In my ongoing series Sails, Freq Flags, and Bonnets for Space Exploration, I work with found textiles—quilts beyond repair, drop cloths, vintage scraps—alongside acrylic paint and India ink, to create mixed-media assemblages that meditate on power, protection, and transformation. 

This body of work began with an imagining I had of a majestic old tall ship.  I saw intricate patchwork sails, maneuvering the ship elegantly and powerfully along the constantly shifting surface of the ocean.  In my vision the sails were covered in colorful mends, mysterious symbols, sigils, and patterns. The resulting sails are meditations on power, creativity, and the culmination of experiences alchemized for maximum propulsion. These works are both talismans and tools: sails to catch the wind of imagination, flags to signal inner frequencies, and bonnets to shield and amplify the self on its voyage through inner space.


I draw on domestic traditions of sewing and mending passed down through generations in my family—, quilting, patching, sail repair,—and channel them into a kind of speculative folk art. The materials carry time and wear, bearing histories I can only partially access. Through stitching, painting, and layering, I offer them new roles—as sacred garments, ritual objects, or navigational gear for a future that values repair, complexity, and play.

This work imagines survival not just as endurance, but as joyfully outfitting ourselves for the unknown with the scraps we’ve inherited and reimagined.

Sails

This body of work began with an imagining I had of a majestic old tall ship.  I saw intricate patchwork sails, maneuvering the ship elegantly and powerfully along the constantly shifting surface of the ocean.  In my vision the sails were covered in colorful mends, mysterious symbols, sigils, and patterns. The resulting sails are meditations on power, creativity, and the culmination of experiences alchemized for maximum propulsion.

Freq Flags

“Freq Flags” (or frequency flags) are inspired by burgees, small flags flown on sea faring vessels to indicate home port. Also inspired by ancient sacred art, they are meant to be deeply grounding yet brightly expansive at the same time. They are about holding one’s home frequency even while in the midst of wild exploration.

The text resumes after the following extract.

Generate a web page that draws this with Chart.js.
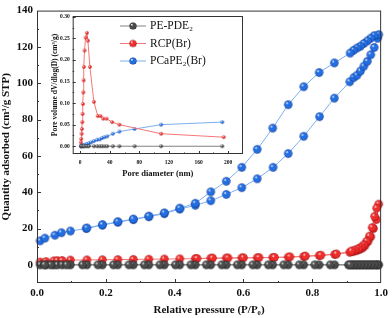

Bonnets for Space Exploration

Envisioned as headwear for the crew on my “ship”, Bonnets for Space Exploration point to inner archetypes that are at once ancient and futuristic.

about me

I come from a long line of painters, drawers, seamstresses, and quilters. When I moved to Astoria, Oregon four years ago, I pared down my belongings — and found myself intrigued by what remained: my great-great-grandmother's ancient treadle sewing machine, a feed sack quilt made by my great-grandmother, an intricate hand-stitched quilt by my mother, and my father's sailmaker's seaming palm. Together, these objects told a quiet story of comfort, utility, protection, and beauty passed down through generations by the humble needle and thread.

That realization transformed my work.

Astoria itself played no small part. This quirky, storied town sits at the majestic convergence of river, mountains, and ocean — a place that feels ancient and alive. Its character seemed to speak the same language as those inherited objects: layered, weathered, full of history and inextricably connected to nature.

Painting and drawing remain at the heart of what I do, but I now work into and onto textiles rather than canvas alone. Fabric carries time in a way that paint alone cannot — in a worn edge, an eccentric print, a careful stitch. I'm drawn to reclaimed and repurposed materials, believing that objects absorb the energy of the hands that used them. When something is given new life rather than discarded, that accumulated history doesn't disappear — it deepens. My work explores that inheritance: the making traditions of women and working people, the stories embedded in ordinary materials, and the way reuse connects us to something larger than ourselves.